How did this all start? From a break down and crazy crying (that's how all things start right?), I'll explain. Well Sunday I was getting ready for church, and I asked Jeremy why he wasn't ready yet. He didn't want to go, because his ankle (that he sprained really badly), was still bothering him, and he wanted to get some house work done. Along with all of that, he mentioned he wasn't comfortable with the people there as of yet. This got me worried, I'm tired of trying out churches, and I just really want to make some new friends, and I was just starting to get use to this new church. This also got me thinking on how unfair it is that I have to find new friends (so to say), I miss my old friends, and it's not fair that I don't get to see them anymore. So I started to get upset. Jeremy who is very perceptive realized why I was crying. I miss my old friends and most of all Jess. She and I were really close, mainly because during Jeremy's last deployment she and her 3 lovely girls came and stayed with me. We both were going through a tough time in our life. I was lonely because Jeremy was gone, and hers was a totally different situation, but we were there for each other, and we became really close. We enjoyed watching Star Trek and the Mythbusters together, we spent days listening to Relient K, and we ate a brunch of baby oranges. We always had an on-going argument about how the laundry should be done, and we traded favors and chores. Yup good times! I consider her my sister (by love if not by family). After a long hug from Jeremy, I when to church in hopes that it would clear my mind, and put it on track. When I got home from church, Jeremy had shown me, an e-mail he sent to Jess, and told me to set a date, because I was going.
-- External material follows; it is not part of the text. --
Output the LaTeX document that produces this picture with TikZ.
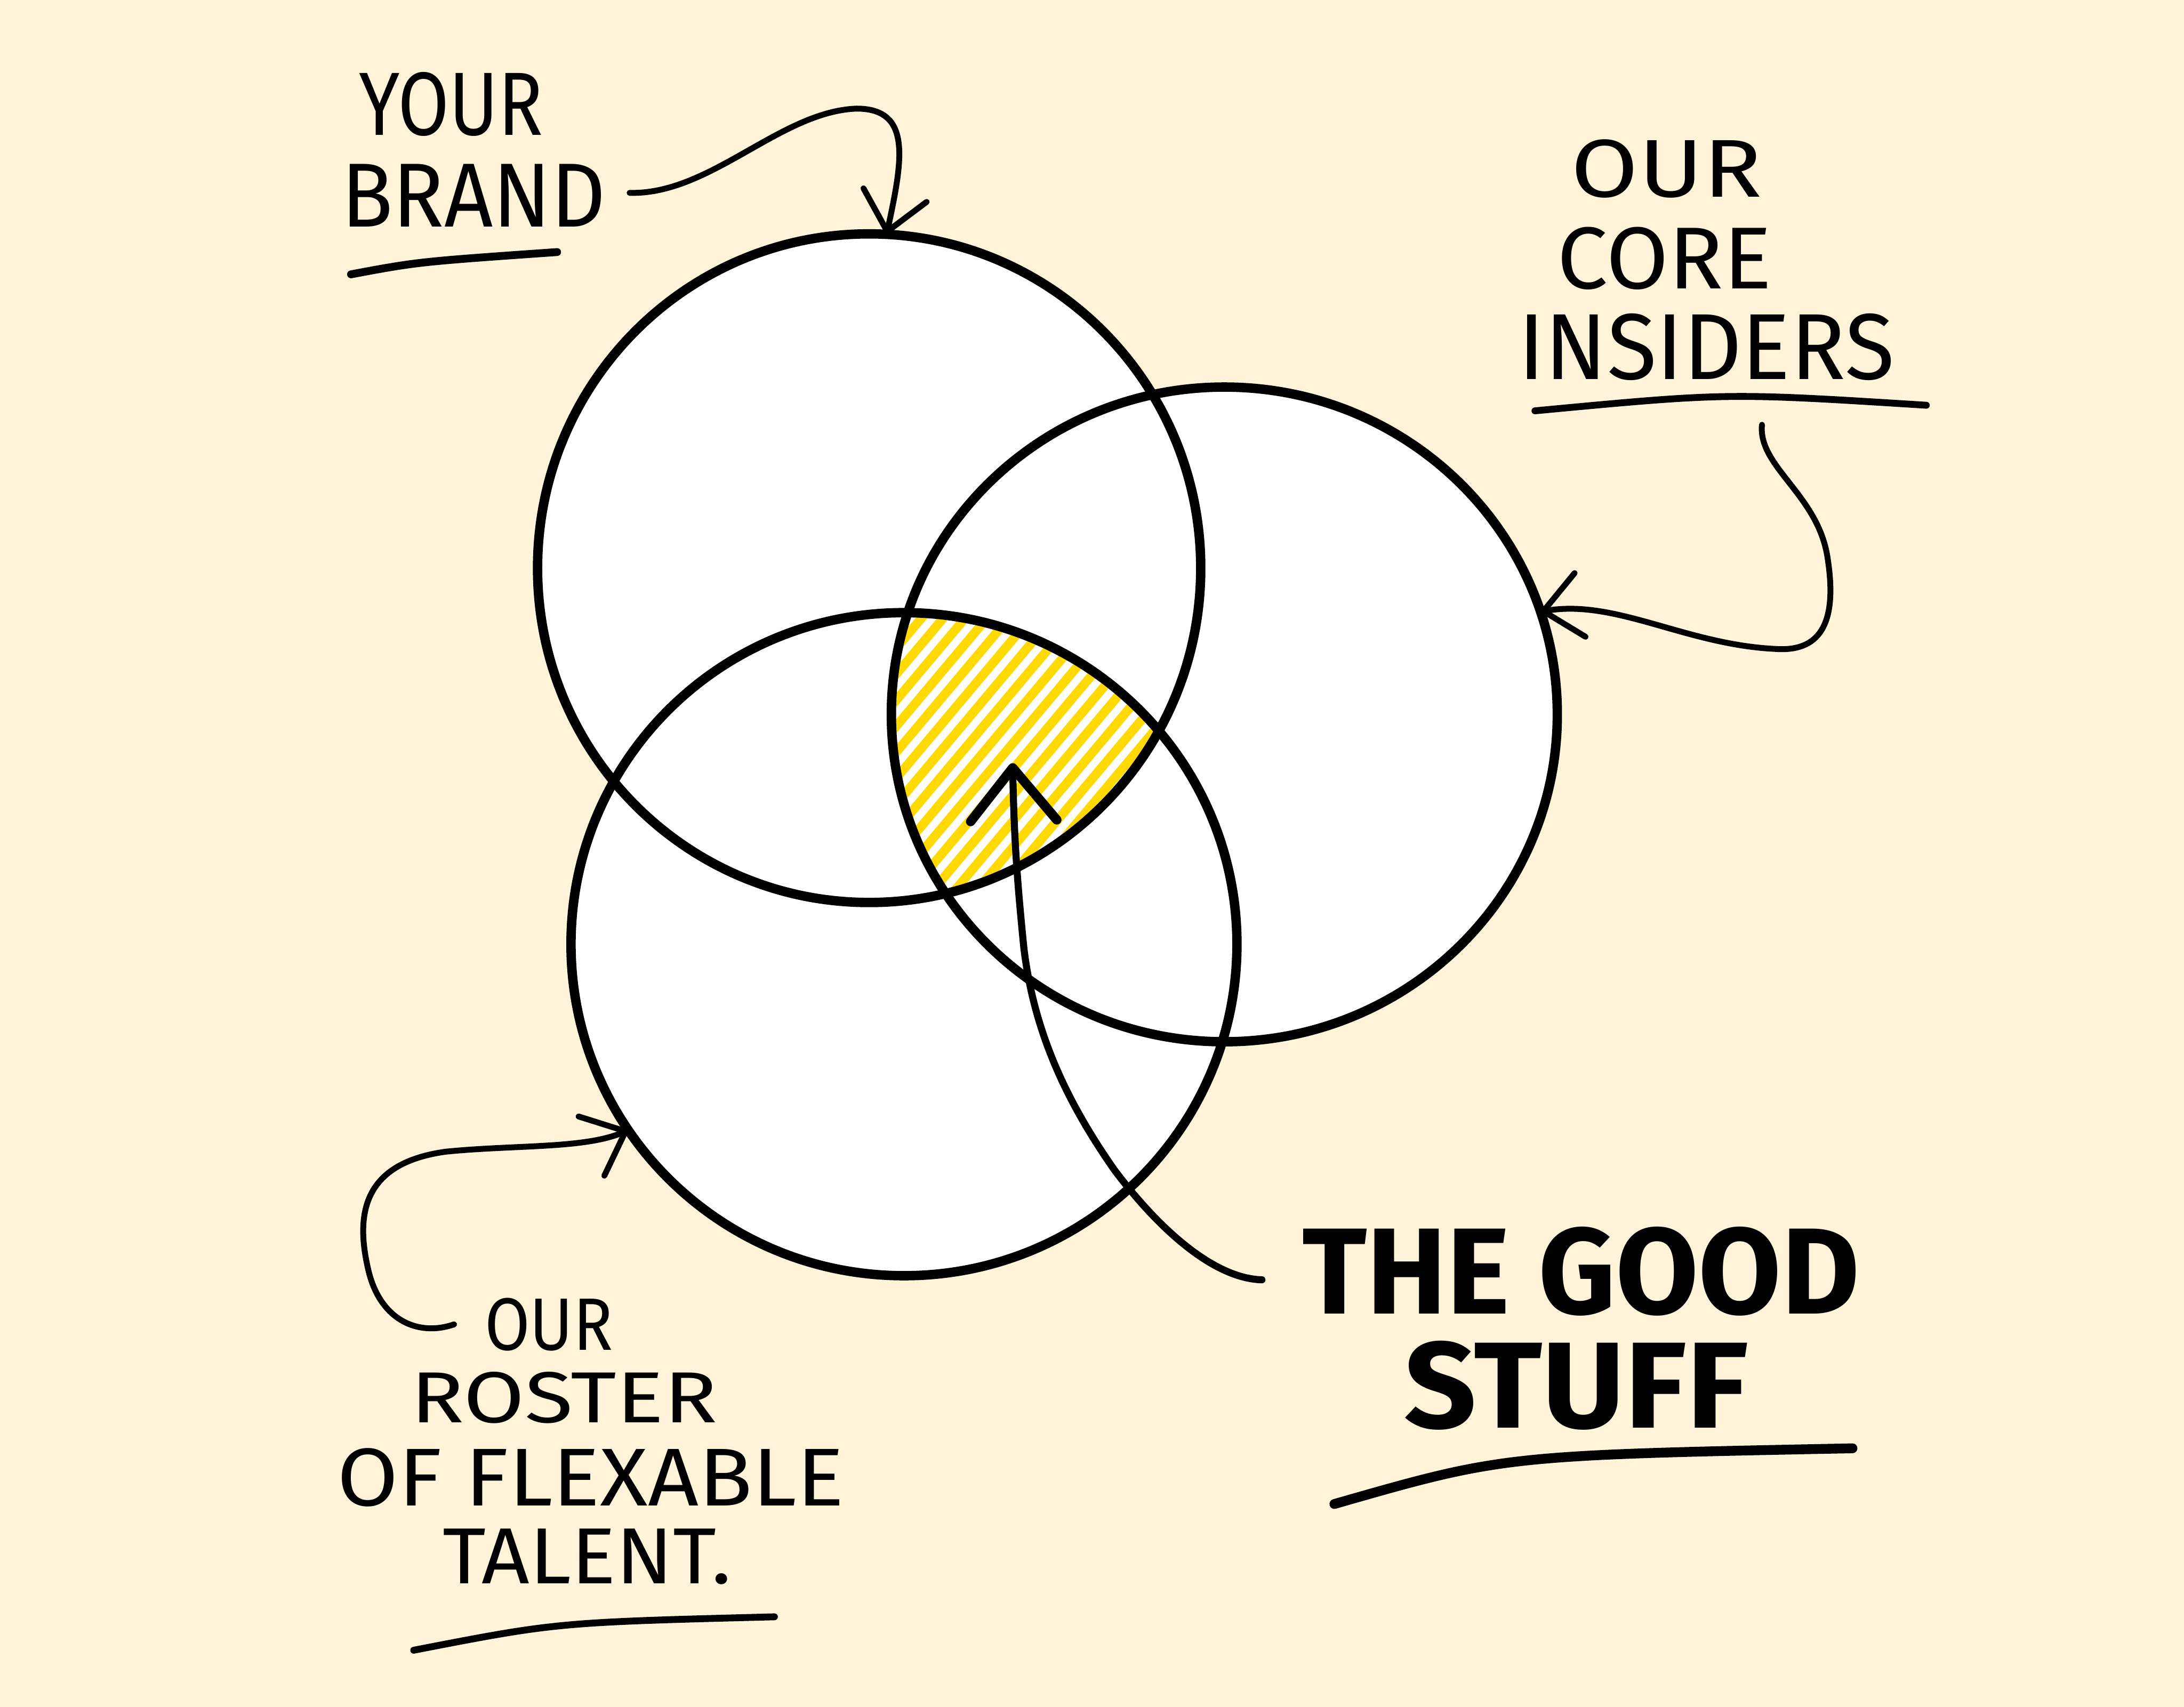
\documentclass[tikz,border=0pt]{standalone}
\usepackage{fontspec}
\setmainfont{Fira Sans}
\usetikzlibrary{shapes.geometric,arrows.meta,calc}
\definecolor{paper}{HTML}{FFF4D9}
\definecolor{hatch}{HTML}{FFD900}
\newlength\myu \setlength\myu{0.025cm}
\newcommand\hw[3]{\resizebox*{#1\myu}{#2\myu}{#3}}
\begin{document}
\begin{tikzpicture}[x=0.025cm,y=-0.025cm,
  vennfill/.style={ellipse, fill=white, draw=none, inner sep=0pt, outer sep=0pt},
  vennline/.style={draw=black, line width=4.8pt},
  lbl/.style={inner sep=0pt, outer sep=0pt, anchor=south west},
  conn/.style={draw=black, line width=3pt, line cap=round, line join=round,
    -{Straight Barb[length=19pt,width=33pt,round]}},
  bigconn/.style={draw=black, line width=3.6pt, line cap=round, line join=round,
    -{Straight Barb[length=27pt,width=44pt,round,line width=4.8pt]}},
  uline/.style={draw=black, line width=4pt, line cap=round},
  stripe/.style={draw=hatch, line width=4.6pt}]

\fill[paper] (0,0) rectangle (1568,1225.6);
\useasboundingbox (0,0) rectangle (1568,1225.6);

% circles (white fills)
\node[vennfill, minimum width=11.9cm, minimum height=12cm] (A) at (624,408) {};
\node[vennfill, minimum width=11.95cm, minimum height=11.75cm] (B) at (879,513) {};
\node[vennfill, minimum width=11.95cm, minimum height=11.9cm] (C) at (649,678) {};

% hatched triple intersection
\begin{scope}
  \clip (A.center) ellipse [x radius=5.95cm, y radius=6cm];
  \clip (B.center) ellipse [x radius=5.975cm, y radius=5.875cm];
  \clip (C.center) ellipse [x radius=5.975cm, y radius=5.95cm];
  \foreach \c in {756,768,...,1080}
    \draw[stripe] ({0.766*\c-192.9},{0.643*\c+229.8}) -- ({0.766*\c+192.9},{0.643*\c-229.8});
\end{scope}

% circle outlines
\draw[vennline] (A.center) ellipse [x radius=5.95cm, y radius=6cm];
\draw[vennline] (B.center) ellipse [x radius=5.975cm, y radius=5.875cm];
\draw[vennline] (C.center) ellipse [x radius=5.975cm, y radius=5.95cm];

% labels
\node[lbl] (your) at (258,98) {\hw{132}{46}{YOUR}};
\node[lbl] (brand) at (245,163) {\hw{190}{45}{BRAND}};
\node[lbl] (our1) at (1128,142) {\hw{137}{42}{OUR}};
\node[lbl] (core) at (1118,208) {\hw{154}{45}{CORE}};
\node[lbl] (insiders) at (1090,273) {\hw{270}{48}{INSIDERS}};
\node[lbl] (our2) at (348,970) {\hw{92}{38}{OUR}};
\node[lbl] (roster) at (295,1022) {\hw{220}{37}{ROSTER}};
\node[lbl] (flex) at (242,1082) {\hw{364}{42}{OF FLEXABLE}};
\node[lbl] (talent) at (318,1138) {\hw{207}{40}{TALENT.}};
\node[lbl] (good) at (935,945) {\hw{400}{64}{\bfseries THE GOOD}};
\node[lbl] (stuff) at (1008,1027) {\hw{247}{64}{\bfseries STUFF}};

% underlines
\draw[uline] (252,197) .. controls (300,188) .. (400,181);
\draw[uline, line width=3.5pt] (1102,295) .. controls (1240,282) .. (1383,291);
\draw[uline, line width=3.5pt] (297,1185) .. controls (400,1165) .. (556,1161);
\draw[uline, line width=5pt] (958,1080) .. controls (1080,1045) .. (1330,1040);

% connectors
\coordinate (insstart) at (1265,305);
\coordinate (focus) at (727,548);
\draw[conn] ($(brand.east)+(17,-2)$) .. controls (510,140) and (560,80) .. (615,78)
  .. controls (655,78) and (648,115) .. (A.87);
\draw[conn] (insstart) .. controls (1262,335) and (1305,355) .. (1312,400)
  .. controls (1320,450) and (1305,468) .. (1275,466)
  .. controls (1210,463) and (1160,430) .. (B.18);
\draw[conn] ($(our2.west)+(-22,0)$) .. controls (300,960) and (272,948) .. (264,910)
  .. controls (255,870) and (262,835) .. (320,827)
  .. controls (370,822) and (420,825) .. (C.214);
\draw[bigconn] ($(good.west)+(-29,6)$) .. controls (870,918) and (830,880) .. (800,840)
  .. controls (765,790) and (742,740) .. (735,680)
  .. controls (730,630) and (728,600) .. (focus);
\end{tikzpicture}
\end{document}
Aug. 17 - 21, From the east coast to the west, and back again, all in under 5 days (wow). I can't wait to see Jess again and San Diego. I really miss that place, it's my second home. I feel in-love with that place and I'm excited that I get to see it again. I have missed it so much, and sometimes I wish I could have stayed there longer.
I know God brought me back east for a reason, I think it's because I need to work on my relationship with my family. I have fallen away from them, and that's mostly my fault. When I gain my independence (back when I moved to SC), I stop depending on them all together, and I need to find the right balance. God has shown me a lot of reasons why He did all those things in my life, and why He sent me all of those places. He sent me to SC to teach me how to be independent, and to teach Jeremy and I how to be a married couple (yes nothing is ever easy). When he sent us to VA when Jeremy was stationed to the Hampton, that set in motion His plain to bring us to San Diego, because the Hampton ended up doing the home port change there. I believe he sent us to CA to get us back into His word. We found a great church there, and met friends that would change us, and make us see things differently. He has been so good to us, I still can't believe how blessed we are. I am so grateful (beyond words) for my kids and husband and our life.
I will fill you in on the trip after I get back, and tell you all of the wonderful things I got to see again. Please pray for a safe trip, flying by myself makes me a little nervous, even though I've done it before.